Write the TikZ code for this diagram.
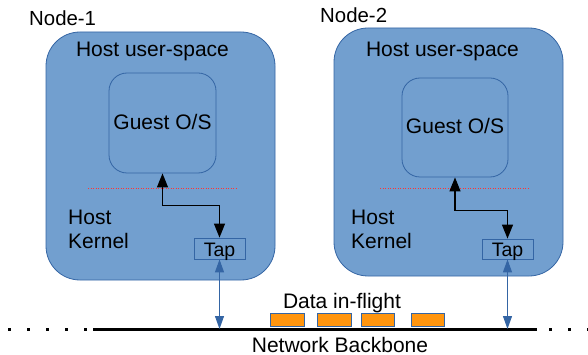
\documentclass[tikz,border=0pt]{standalone}
\usepackage{fontspec}
\setmainfont{Liberation Sans}
\usetikzlibrary{arrows.meta}
\definecolor{hostfill}{HTML}{729FCF}
\definecolor{hostdraw}{HTML}{3465A4}
\definecolor{pkt}{HTML}{FF950E}
\definecolor{kred}{HTML}{FF3333}
\begin{document}
\begin{tikzpicture}[x=1pt,y=-1pt,
  lbl/.style={inner sep=0pt, font=\fontsize{21}{25}\selectfont},
  smlbl/.style={inner sep=0pt, font=\fontsize{20.4}{24}\selectfont},
  taplbl/.style={inner sep=0pt, font=\fontsize{19.5}{23}\selectfont},
  hostbox/.style={draw=hostdraw, fill=hostfill, line width=0.8pt, rounded corners=34pt, inner sep=0pt},
  guestbox/.style={draw=hostdraw, line width=0.8pt, rounded corners=18pt, inner sep=0pt},
  tapbox/.style={draw=hostdraw, line width=0.8pt, inner sep=0pt},
  pktbox/.style={draw=hostdraw, fill=pkt, line width=0.8pt, inner sep=0pt, minimum height=13pt},
  blkarrow/.style={black, line width=1.2pt, {Triangle[length=14pt,width=11pt]}-{Triangle[length=14pt,width=11pt]}},
  bluearrow/.style={hostdraw, line width=1pt, {Triangle[length=13pt,width=9pt]}-{Triangle[length=13pt,width=9pt]}},
  kernline/.style={kred, line width=1pt, dash pattern=on 1pt off 1.5pt},
  backbone/.style={black, line width=3pt},
  dotline/.style={black, line width=3pt, dash pattern=on 3pt off 16pt}
]
\useasboundingbox (0,0) rectangle (588,355);

% Node 1
\node[hostbox, minimum width=229pt, minimum height=248pt] (n1) at (160.5,156) {};
\node[guestbox, minimum width=107pt, minimum height=100pt] (g1) at (162.5,123) {};
\node[tapbox, minimum width=51pt, minimum height=21pt] (t1) at (219.5,248.5) {};
\node[smlbl, anchor=base west] (n1name) at (29,26) {Node-1};
\node[lbl, anchor=base] (n1user) at (152.5,57) {Host user-space};
\node[lbl, anchor=base] (g1txt) at (162.5,130) {Guest O/S};
\node[lbl, anchor=base west] (n1host) at (68,224) {Host};
\node[lbl, anchor=base west] (n1kern) at (68,248) {Kernel};
\node[taplbl, anchor=base] (t1txt) at (219.5,256) {Tap};
\coordinate (r1a) at (88,189);
\coordinate (r1b) at (237,189);
\draw[kernline] (r1a) -- (r1b);

% Node 2
\node[hostbox, minimum width=229pt, minimum height=248pt] (n2) at (448.5,152) {};
\node[guestbox, minimum width=106pt, minimum height=99pt] (g2) at (455,127.5) {};
\node[tapbox, minimum width=51pt, minimum height=20pt] (t2) at (507.5,249) {};
\node[smlbl, anchor=base west] (n2name) at (320,23) {Node-2};
\node[lbl, anchor=base] (n2user) at (442.5,57) {Host user-space};
\node[lbl, anchor=base] (g2txt) at (455,134) {Guest O/S};
\node[lbl, anchor=base west] (n2host) at (351,224) {Host};
\node[lbl, anchor=base west] (n2kern) at (351,248) {Kernel};
\node[taplbl, anchor=base] (t2txt) at (507.5,256) {Tap};
\coordinate (r2a) at (380,189);
\coordinate (r2b) at (528,189);
\draw[kernline] (r2a) -- (r2b);

% Guest <-> Tap
\draw[blkarrow] (g1.south) -- ++(0,32) -| (t1.north);
\draw[blkarrow] (g2.south) -- ++(0,33) -| (t2.north);

% Backbone
\coordinate (bbL) at (93,329);
\coordinate (bbR) at (537,329);
\coordinate (dL1) at (8,329);
\coordinate (dL2) at (88,329);
\coordinate (dR1) at (549,329);
\coordinate (dR2) at (592,329);
\draw[backbone] (bbL) -- (bbR);
\draw[dotline] (dL1) -- (dL2);
\draw[dotline] (dR1) -- (dR2);

% Tap <-> Backbone
\draw[bluearrow] (t1.south) -- (t1.south |- bbL);
\draw[bluearrow] (t2.south) -- (t2.south |- bbL);

% Packets
\node[pktbox, minimum width=34pt] (p1) at (287,319.5) {};
\node[pktbox, minimum width=34pt] (p2) at (334,319.5) {};
\node[pktbox, minimum width=33pt] (p3) at (377.5,319.5) {};
\node[pktbox, minimum width=33pt] (p4) at (427.5,319.5) {};
\node[lbl, anchor=base] (data) at (342,308) {Data in-flight};
\node[lbl, anchor=base] (net) at (340,352) {Network Backbone};
\end{tikzpicture}
\end{document}
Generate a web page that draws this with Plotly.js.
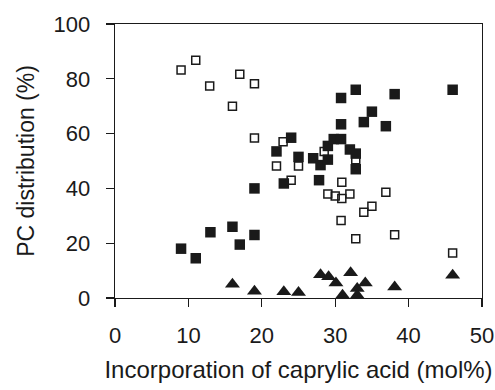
<!DOCTYPE html>
<html>
<head>
<meta charset="utf-8">
<script src="https://cdn.plot.ly/plotly-3.0.1.min.js"></script>
<style>html,body{margin:0;padding:0;background:#fff;}#chart{width:495px;height:390px;}</style>
</head>
<body>
<div id="chart"></div>
<script>
// Filled squares
const filledX = [9.0, 11.0, 13.0, 16.0, 17.0, 19.0, 19.0, 22.0, 23.0, 24.0, 25.0, 27.0, 28.0, 27.8, 29.0, 29.0, 29.8, 30.8, 30.8, 30.8, 32.0, 32.8, 32.8, 32.8, 33.9, 35.0, 36.9, 38.1, 46.0];
const filledY = [18.0, 14.5, 24.0, 26.0, 19.5, 23.0, 40.0, 53.5, 41.8, 58.5, 51.5, 51.0, 48.5, 43.0, 55.5, 50.5, 58.0, 58.0, 63.4, 73.0, 54.2, 76.0, 52.7, 47.0, 64.2, 68.0, 62.7, 74.4, 76.0];
// Open squares
const openX = [9.0, 11.0, 12.9, 16.0, 17.0, 19.0, 19.0, 22.9, 22.0, 24.0, 25.0, 28.5, 32.8, 30.9, 29.0, 30.0, 30.9, 32.0, 36.9, 35.0, 33.9, 30.8, 32.8, 38.1, 46.0];
const openY = [83.2, 86.8, 77.4, 70.0, 81.7, 78.2, 58.4, 57.0, 48.2, 43.0, 48.2, 53.5, 50.5, 42.2, 38.0, 37.2, 36.3, 38.0, 38.6, 33.5, 31.3, 28.3, 21.6, 23.1, 16.4];
// Triangles
const triX = [16.0, 19.0, 23.0, 25.0, 28.0, 29.1, 30.1, 31.0, 32.1, 33.0, 33.0, 34.1, 38.1, 46.0];
const triY = [5.0, 2.5, 2.3, 2.0, 8.5, 7.8, 5.5, 1.0, 9.2, 3.5, 1.0, 5.5, 4.0, 8.3];

const xTicks = [0, 10, 20, 30, 40, 50];
const yTicks = [0, 20, 40, 60, 80, 100];
const xTitle = 'Incorporation of caprylic acid (mol%)';
const yTitle = 'PC distribution (%)';

const traces = [
  {x: openX, y: openY, type: 'scatter', mode: 'markers',
   marker: {symbol: 'square-open', size: 8, color: '#1a1a1a', line: {width: 1.5, color: '#1a1a1a'}}},
  {x: filledX, y: filledY, type: 'scatter', mode: 'markers',
   marker: {symbol: 'square', size: 10.5, color: '#1a1a1a', line: {width: 0}}},
  {x: triX, y: triY, type: 'scatter', mode: 'markers',
   marker: {symbol: 'triangle-up', size: 13, color: '#1a1a1a', line: {width: 0}}}
];

const fam = '"Liberation Sans", Arial, sans-serif';
const ink = '#1a1a1a';
const layout = {
  width: 495, height: 390,
  margin: {l: 115, r: 13, t: 24, b: 92, pad: 0},
  paper_bgcolor: '#fff', plot_bgcolor: '#fff',
  showlegend: false,
  font: {family: fam, color: ink},
  xaxis: {
    range: [0, 50], tickvals: xTicks, ticktext: xTicks.map(String),
    showgrid: false, zeroline: false,
    showline: true, linecolor: ink, linewidth: 1.3, mirror: true,
    ticks: 'outside', ticklen: 8, tickwidth: 1.3, tickcolor: ink,
    tickfont: {size: 22, family: fam, color: ink},
    ticklabelstandoff: 9,
    title: {text: xTitle, font: {size: 24, family: fam, color: ink}, standoff: 14}
  },
  yaxis: {
    range: [0, 100], tickvals: yTicks, ticktext: yTicks.map(String),
    showgrid: false, zeroline: false,
    showline: true, linecolor: ink, linewidth: 1.3, mirror: true,
    ticks: 'outside', ticklen: 8, tickwidth: 1.3, tickcolor: ink,
    tickfont: {size: 22, family: fam, color: ink},
    ticklabelstandoff: 11,
    title: {text: yTitle, font: {size: 23, family: fam, color: ink}, standoff: 12}
  }
};

Plotly.newPlot('chart', traces, layout, {displayModeBar: false, staticPlot: true});
</script>
</body>
</html>
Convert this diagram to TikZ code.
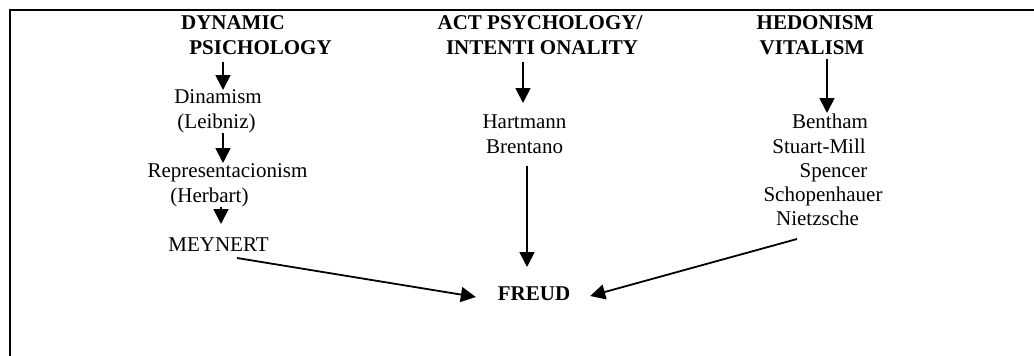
\documentclass[tikz,border=0pt]{standalone}
\usepackage{fontspec}
\setmainfont{Liberation Serif}
\usetikzlibrary{arrows.meta}

\tikzstyle{textdecorate}=[anchor=base,inner sep=0pt,outer sep=0pt,text height=14pt,text depth=4pt,font=\fontsize{21}{24}\selectfont]
\tikzstyle{headdecorate}=[textdecorate,font=\fontsize{21}{24}\selectfont\bfseries]
\tikzstyle{arrowdecorate}=[-{Triangle[length=15pt,width=15pt]},line width=1.8pt]
\tikzstyle{framedecorate}=[line width=2pt]

\begin{document}
\begin{tikzpicture}[x=1pt,y=-1pt]
      \useasboundingbox (0,0) rectangle (1034,356);
      \draw[framedecorate] (10,356) -- (10,10) -- (1034,10);

      %% headings
      \foreach \nodename/\x/\y/\txt in {dynA/233/29/DYNAMIC, dynB/260.5/54/PSICHOLOGY,
        actA/540/30/{ACT PSYCHOLOGY/}, actB/542/54/{INTENTI ONALITY},
        hedA/815/30/HEDONISM, hedB/812/54/VITALISM, freud/534/300/FREUD}
      {
        \node (\nodename) at (\x,\y) [headdecorate] {\txt};
      }
      %% names
      \foreach \nodename/\x/\y/\txt in {dinamism/218/103/Dinamism, leibniz/216.5/128/{(Leibniz)},
        repr/227.5/177/Representacionism, herbart/209.5/202/{(Herbart)}, meynert/218.5/251/MEYNERT,
        hartmann/524.5/128/Hartmann, brentano/524.5/153/Brentano,
        bentham/830/128/Bentham, mill/819/153/Stuart-Mill, spencer/833.5/177/Spencer,
        schop/823/201/Schopenhauer, nietzsche/817.5/225/Nietzsche}
      {
        \node (\nodename) at (\x,\y) [textdecorate] {\txt};
      }
      %% arrows
      \foreach \startnode/\sx/\sy/\endnode/\ex/\ey in {dynB.south/-37.5/4/dinamism.north/5/1,
        leibniz.south/6.5/1/repr.north/-4.5/0, herbart.south/11.5/1/meynert.north/2.5/-13,
        actB.south/-19/4/hartmann.north/-1.5/-11, brentano.south/2.5/9/freud.north/-7/-19,
        hedB.south/15/1/bentham.north/-3/-1, meynert.south/18.5/3/freud.west/-22/2,
        nietzsche.south/-20.5/10/freud.east/20/1}
      {
        \draw[arrowdecorate] ([shift={(\sx,\sy)}]\startnode) -- ([shift={(\ex,\ey)}]\endnode);
      }
\end{tikzpicture}
\end{document}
★ ★ ★ ★ ★
_What you need to do:_ Scan the records for the string "code". Copy each line in which it appears.

_Result:_
Write the TikZ code for this diagram.
Convert this diagram to TikZ code.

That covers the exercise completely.